■ **What is required**
Write out every line exactly, from the start of the records below to the line with "ax = fig.add_axes([0.109, 0.067, 0.880, 0.824])", and stop there. Don't write out the pictures.

■ **Given data**
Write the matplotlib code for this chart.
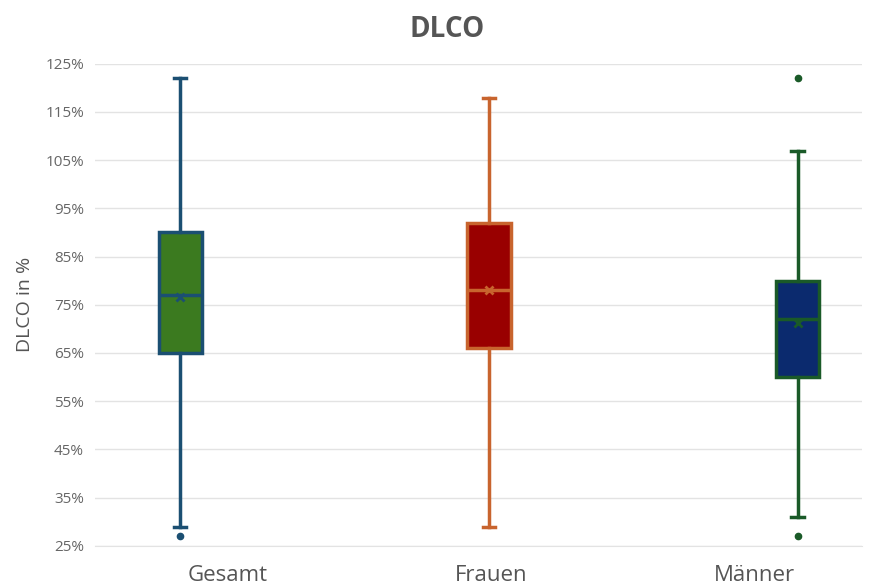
import matplotlib.pyplot as plt
import numpy as np

plt.rcParams['font.family'] = ['Open Sans', 'DejaVu Sans']

# data (percent)
groups = ['Gesamt', 'Frauen', 'Männer']
whislo = [29, 29, 31]
q1 = [65, 66, 60]
med = [77, 78, 72]
mean = [76.7, 78, 71.3]
q3 = [90, 92, 80]
whishi = [122, 118, 107]
fliers = [[27], [], [27, 122]]

fills = ['#3b7a1f', '#990000', '#0b2a6e']
edges = ['#1b4f72', '#c8642e', '#1a5a28']

stats = []
for i, g in enumerate(groups):
    stats.append(dict(label=g, whislo=whislo[i], q1=q1[i], med=med[i], mean=mean[i],
                      q3=q3[i], whishi=whishi[i], fliers=fliers[i]))

fig = plt.figure(figsize=(8.72, 5.85), dpi=100)
ax = fig.add_axes([0.109, 0.067, 0.880, 0.824])

for i, s in enumerate(stats):
    c = edges[i]
    ax.bxp([s], positions=[i], widths=0.14, patch_artist=True, showmeans=True,
           boxprops=dict(facecolor=fills[i], edgecolor=c, linewidth=2.5),
           medianprops=dict(color=c, linewidth=2.5),
           whiskerprops=dict(color=c, linewidth=2.5),
           capprops=dict(color=c, linewidth=2.5),
           capwidths=0.04,
           meanprops=dict(marker='x', markeredgecolor=c, markersize=6, markeredgewidth=2),
           flierprops=dict(marker='o', markerfacecolor=c, markeredgecolor=c, markersize=4.5))

ax.set_xlim(-0.276, 2.21)
ax.set_ylim(25, 125)
ticks = np.arange(25, 126, 10)
ax.set_yticks(ticks)
ax.set_yticklabels([f'{t}%' for t in ticks], color='#666666', fontsize=11)
# category labels sit at the band centres, not exactly under the boxes
ax.set_xticks([0.153, 1.006, 1.86])
ax.set_xticklabels(groups, color='#555555', fontsize=16)
ax.tick_params(axis='y', length=0, pad=8)
ax.tick_params(axis='x', length=0, pad=14)
ax.yaxis.grid(True, color='#e3e3e3', linewidth=1)
ax.set_axisbelow(True)
for sp in ['top', 'right', 'left']:
    ax.spines[sp].set_visible(False)
ax.spines['bottom'].set_color('#e3e3e3')
ax.set_ylabel('DLCO in %', color='#555555', fontsize=14, labelpad=8)
fig.suptitle('DLCO', x=0.513, y=0.975, fontsize=20, fontweight='bold', color='#555555')

fig.savefig('out.png', dpi=100)
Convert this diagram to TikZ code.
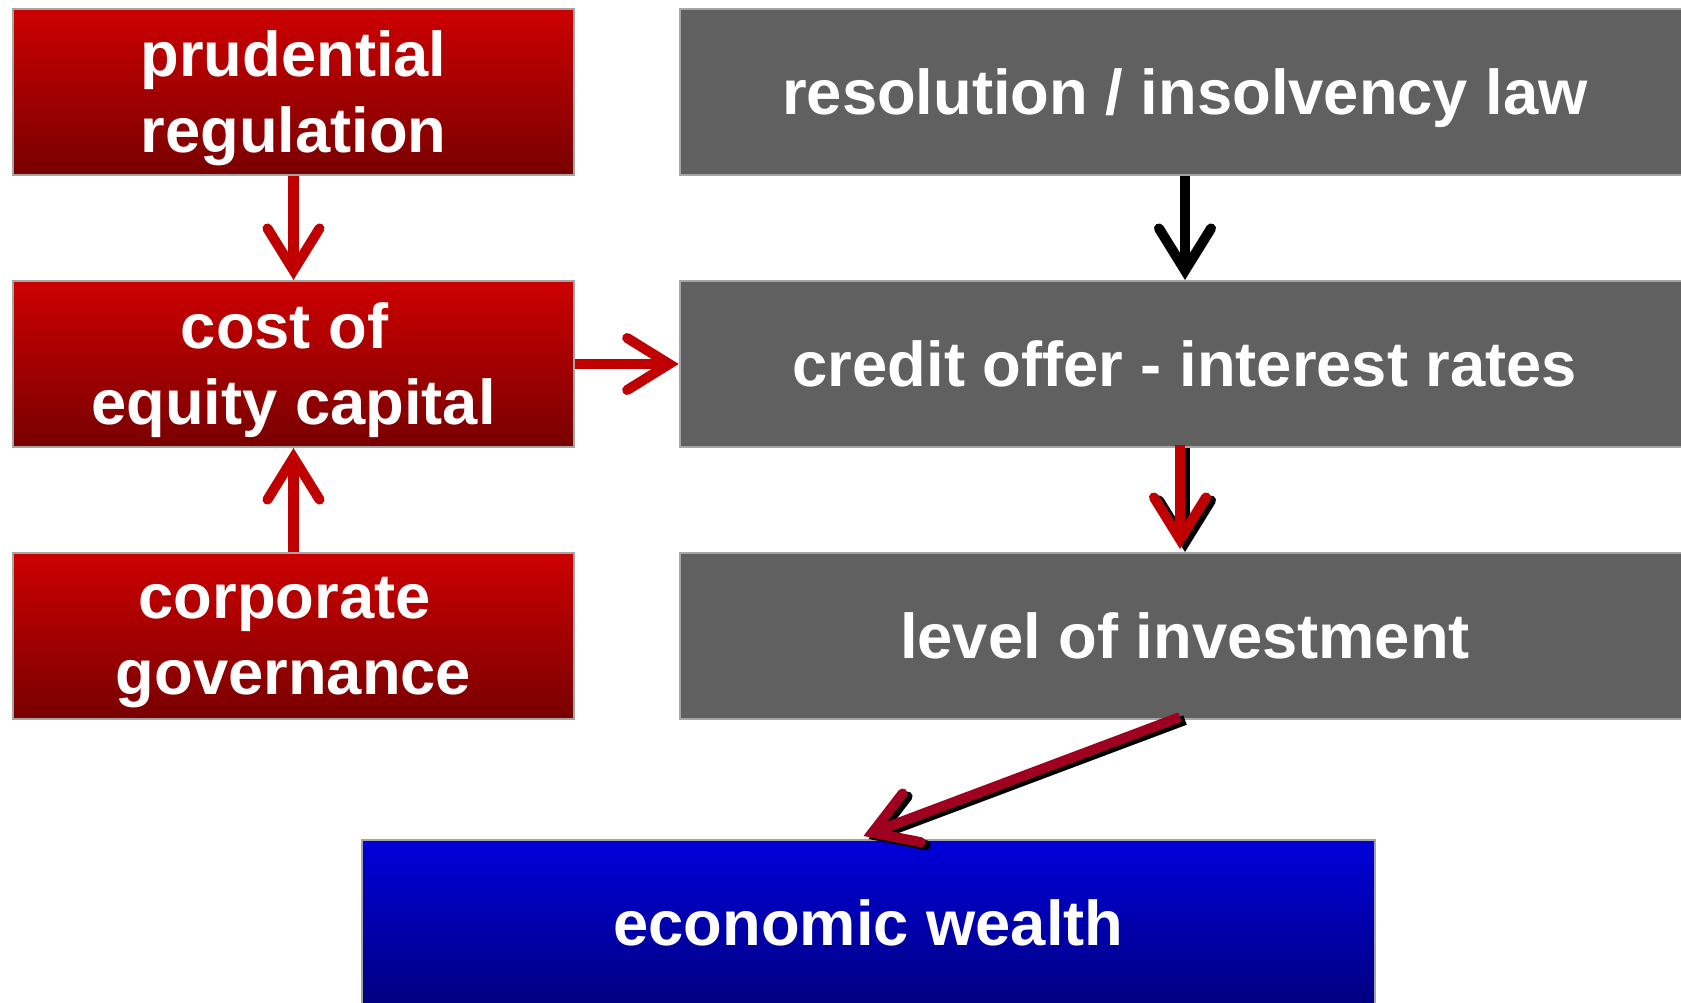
\documentclass[tikz,border=0pt]{standalone}
\usepackage{fontspec}
\setmainfont{Liberation Sans}
\usetikzlibrary{arrows.meta,positioning}

\definecolor{redtop}{RGB}{205,0,0}
\definecolor{redbot}{RGB}{120,0,0}
\definecolor{bluetop}{RGB}{0,0,218}
\definecolor{bluebot}{RGB}{0,0,128}
\definecolor{boxgrey}{RGB}{96,96,96}
\definecolor{boxline}{RGB}{165,165,165}
\definecolor{arrowred}{RGB}{192,0,0}
\definecolor{arrowwine}{RGB}{160,0,32}

\begin{document}
\begin{tikzpicture}[
x=0.01cm, y=-0.01cm,
every node/.style={draw=boxline, line width=0.02cm, minimum width=5.61cm, minimum height=1.66cm, inner sep=0pt, text depth=0pt, text=white, align=center, font=\fontsize{18}{21.6}\selectfont\bfseries},
redbox/.style={top color=redtop, bottom color=redbot},
greybox/.style={fill=boxgrey, minimum width=10.1cm},
bluebox/.style={top color=bluetop, bottom color=bluebot, minimum width=10.13cm},
link/.style={line width=0.1cm, -{Straight Barb[length=0.42cm, width=0.52cm, line cap=round, line join=miter]}},
lifted/.style={transform canvas={shift={(-0.05cm,0.03cm)}}}
]
\useasboundingbox (0,0) rectangle (1681,1002);
\clip (0,0) rectangle (1681,1002);

\node[redbox] at (293.5,92) (prud) {prudential\\regulation};
\node[redbox] at (293.5,364) (cost) {cost of\kern.28em\\equity capital};
\node[redbox] at (293.5,636) (corp) {corporate\kern.28em\\governance};
\node[greybox] at (1185,92) (resol) {resolution / insolvency law};
\node[greybox] at (1185,364) (credit) {credit offer - interest rates};
\node[greybox] at (1185,636) (invest) {level of investment};
\node[bluebox] at (868.5,923) (wealth) {economic wealth};

\draw[link, arrowred] (prud) -- (cost);
\draw[link, arrowred] (corp) -- (cost);
\draw[link, arrowred] (cost) -- (credit);
\draw[link] (resol) -- (credit);

% black underneath, colour on top
\draw[link] (credit) -- (invest);
\draw[link, arrowred, lifted] (credit) -- (invest);
\draw[link] (invest.south) -- (wealth.north);
\draw[link, arrowwine, lifted] (invest.south) -- (wealth.north);

\end{tikzpicture}
\end{document}
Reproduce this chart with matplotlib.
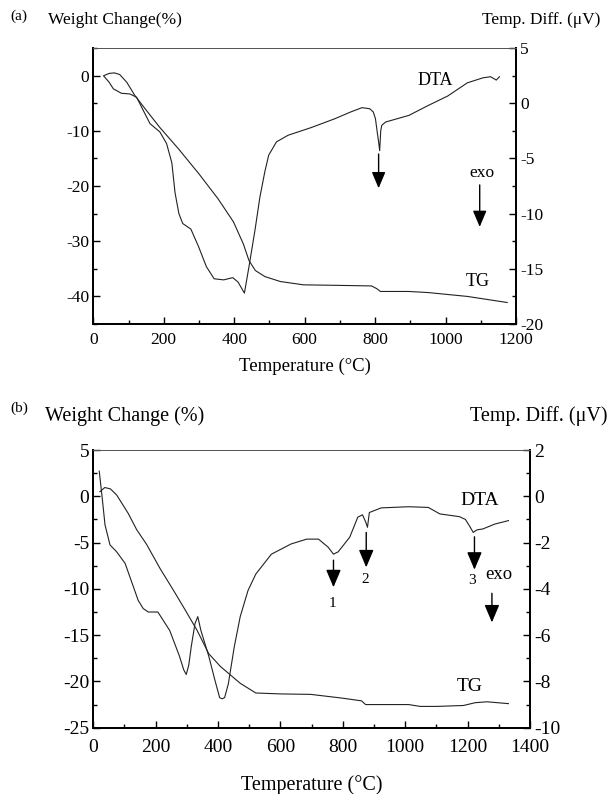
import matplotlib
matplotlib.use("Agg")
import matplotlib.pyplot as plt
from matplotlib.ticker import MultipleLocator

plt.rcParams['font.family'] = ['Liberation Serif', 'DejaVu Serif']
plt.rcParams['axes.unicode_minus'] = False

# ---- panel (a) data ----
a_tg_t = [30, 45, 60, 75, 95, 118, 152, 189, 241, 300, 354, 398, 426, 442, 460,
          487, 531, 597, 700, 790, 805, 815, 896, 951, 1062, 1175]
a_tg_w = [0, 0.4, 0.5, 0.2, -1.2, -3.6, -6.4, -9.4, -13.2, -17.8, -22.3, -26.5,
          -30.5, -33.5, -35.3, -36.4, -37.3, -37.9, -38.0, -38.1, -38.6, -39.1,
          -39.1, -39.3, -40.0, -41.1]
a_dta_t = [30, 45, 57, 80, 104, 123, 142, 161, 189, 208, 223, 232, 243, 254, 277,
           299, 321, 343, 370, 396, 411, 429, 442, 459, 473, 487, 498, 520, 553,
           619, 686, 730, 763, 785, 795, 801, 806, 810, 813, 816, 819, 830, 896,
           951, 1006, 1062, 1106, 1128, 1144, 1153]
a_dta_v = [2.45, 1.9, 1.3, 0.9, 0.84, 0.54, -0.66, -1.85, -2.6, -3.65, -5.4, -8.1,
           -10.0, -10.9, -11.4, -13.0, -14.8, -15.9, -16.0, -15.8, -16.2, -17.2,
           -14.8, -11.5, -8.5, -6.2, -4.7, -3.5, -2.9, -2.2, -1.4, -0.8, -0.4,
           -0.5, -0.8, -1.4, -2.6, -3.5, -4.3, -2.5, -2.0, -1.7, -1.1, -0.2, 0.65,
           1.85, 2.3, 2.4, 2.1, 2.4]
a_arrows = [(810, -4.6, -7.7), (1097, -7.4, -11.2)]   # x, start, tip (uV axis)

# ---- panel (b) data ----
b_tg_t = [21, 37, 55, 75, 112, 139, 171, 214, 256, 295, 333, 370, 408, 471, 521,
          600, 697, 797, 860, 873, 950, 1011, 1048, 1100, 1187, 1224, 1262, 1331]
b_tg_w = [0.5, 0.95, 0.8, 0.14, -1.85, -3.6, -5.2, -7.8, -10.1, -12.3, -14.5,
          -17.0, -18.4, -20.2, -21.25, -21.35, -21.4, -21.8, -22.1, -22.5, -22.5,
          -22.5, -22.7, -22.7, -22.6, -22.3, -22.2, -22.4]
b_dta_t = [19, 28, 37.5, 53.5, 75, 102, 123, 144, 160, 176, 207, 245, 276, 290,
           298, 306, 314, 326, 335, 345, 370, 389, 405, 413, 421, 433, 452, 471,
           496, 521, 571, 634, 684, 722, 753, 770, 785, 822, 848, 863, 873, 879,
           885, 923, 1011, 1074, 1111, 1174, 1193, 1207, 1218, 1230, 1249, 1287,
           1331]
b_dta_v = [1.09, 0.0, -1.23, -2.1, -2.4, -2.9, -3.7, -4.5, -4.85, -5.0, -5.0,
           -5.8, -6.9, -7.5, -7.7, -7.3, -6.5, -5.5, -5.2, -5.8, -6.9, -7.9, -8.7,
           -8.75, -8.7, -8.1, -6.5, -5.2, -4.07, -3.36, -2.5, -2.06, -1.85, -1.85,
           -2.2, -2.5, -2.4, -1.77, -0.9, -0.8, -1.1, -1.34, -0.7, -0.5, -0.45,
           -0.48, -0.76, -0.88, -1.0, -1.3, -1.56, -1.45, -1.41, -1.2, -1.05]
b_arrows = [(770, -2.76, -3.93), (875, -1.56, -3.07), (1222, -1.75, -3.17),
            (1278, -4.19, -5.45)]
b_nums = [('1', 768, -4.64), ('2', 873, -3.58), ('3', 1213, -3.62)]

fig = plt.figure(figsize=(6.11, 7.94), dpi=100)
lc = '#222222'


def style(ax, ax2, xmaj, ymaj, ymin, y2maj, y2min, fs, xpad):
    ax.xaxis.set_major_locator(MultipleLocator(xmaj))
    ax.xaxis.set_minor_locator(MultipleLocator(xmaj / 2))
    ax.yaxis.set_major_locator(MultipleLocator(ymaj))
    ax.yaxis.set_minor_locator(MultipleLocator(ymin))
    ax2.yaxis.set_major_locator(MultipleLocator(y2maj))
    ax2.yaxis.set_minor_locator(MultipleLocator(y2min))
    for a in (ax, ax2):
        a.tick_params(which='major', direction='in', length=5, width=1,
                      labelsize=fs, pad=3)
        a.tick_params(which='minor', direction='in', length=3, width=1)
        for s in a.spines.values():
            s.set_linewidth(1.3)
        a.spines['top'].set_linewidth(0.7)
        a.spines['top'].set_color('#555555')
    ax.tick_params(top=False, which='both')
    ax.tick_params(axis='x', which='major', pad=xpad)


def arrow(ax, x, y0, y1, ms=11):
    ax.annotate('', xy=(x, y1), xytext=(x, y0),
                arrowprops=dict(arrowstyle='-|>,head_length=0.9,head_width=0.38',
                                color='k', lw=1.0, mutation_scale=ms,
                                shrinkA=0, shrinkB=0))


# ---------- (a) ----------
ax = fig.add_axes([0.1527, 0.5919, 0.6918, 0.3476])
ax2 = ax.twinx()
ax.plot(a_tg_t, a_tg_w, color=lc, lw=0.8)
ax2.plot(a_dta_t, a_dta_v, color=lc, lw=0.8)
ax.set_xlim(0, 1200)
ax.set_ylim(-45, 5)
ax2.set_ylim(-20, 5)
style(ax, ax2, 200, 10, 5, 5, 2.5, 12.5, 6)
ax.set_xlabel('Temperature (°C)', fontsize=13.5, labelpad=7)
for x, y0, y1 in a_arrows:
    arrow(ax2, x, y0, y1)
ax2.text(970, 2.1, 'DTA', fontsize=13, ha='center', va='center')
ax2.text(1102, -6.35, 'exo', fontsize=12.5, ha='center', va='center')
ax.text(1092, -37.3, 'TG', fontsize=13, ha='center', va='center')
fig.text(10 / 611, 1 - 16 / 794, '(a)', fontsize=11, va='center')
fig.text(48 / 611, 1 - 20 / 794, 'Weight Change(%)', fontsize=12.5, va='center')
fig.text(600 / 611, 1 - 20 / 794, 'Temp. Diff. (μV)', fontsize=12.5,
         va='center', ha='right')

# ---------- (b) ----------
bx = fig.add_axes([0.1527, 0.0835, 0.7147, 0.3497])
bx2 = bx.twinx()
bx.plot(b_tg_t, b_tg_w, color=lc, lw=0.8)
bx2.plot(b_dta_t, b_dta_v, color=lc, lw=0.8)
bx.set_xlim(0, 1400)
bx.set_ylim(-25, 5)
bx2.set_ylim(-10, 2)
style(bx, bx2, 200, 5, 2.5, 2, 1, 14, 8)
bx.set_xlabel('Temperature (°C)', fontsize=14.5, labelpad=14)
for x, y0, y1 in b_arrows:
    arrow(bx2, x, y0, y1, ms=12)
for s, x, y in b_nums:
    bx2.text(x, y, s, fontsize=11, ha='center', va='center')
bx2.text(1240, -0.2, 'DTA', fontsize=14, ha='center', va='center')
bx2.text(1301, -3.39, 'exo', fontsize=13.5, ha='center', va='center')
bx.text(1208, -20.6, 'TG', fontsize=14, ha='center', va='center')
fig.text(10 / 611, 1 - 408 / 794, '(b)', fontsize=11, va='center')
fig.text(45 / 611, 1 - 416 / 794, 'Weight Change (%)', fontsize=14.5, va='center')
fig.text(607 / 611, 1 - 416 / 794, 'Temp. Diff. (μV)', fontsize=14.5,
         va='center', ha='right')

fig.savefig('out.png', dpi=100)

■ **Solved problem**
Write the matplotlib code for this chart.
import matplotlib.pyplot as plt
import numpy as np

plt.rcParams['font.family'] = ['Open Sans', 'DejaVu Sans']

# data (percent)
groups = ['Gesamt', 'Frauen', 'Männer']
whislo = [29, 29, 31]
q1 = [65, 66, 60]
med = [77, 78, 72]
mean = [76.7, 78, 71.3]
q3 = [90, 92, 80]
whishi = [122, 118, 107]
fliers = [[27], [], [27, 122]]

fills = ['#3b7a1f', '#990000', '#0b2a6e']
edges = ['#1b4f72', '#c8642e', '#1a5a28']

stats = []
for i, g in enumerate(groups):
    stats.append(dict(label=g, whislo=whislo[i], q1=q1[i], med=med[i], mean=mean[i],
                      q3=q3[i], whishi=whishi[i], fliers=fliers[i]))

fig = plt.figure(figsize=(8.72, 5.85), dpi=100)
ax = fig.add_axes([0.109, 0.067, 0.880, 0.824])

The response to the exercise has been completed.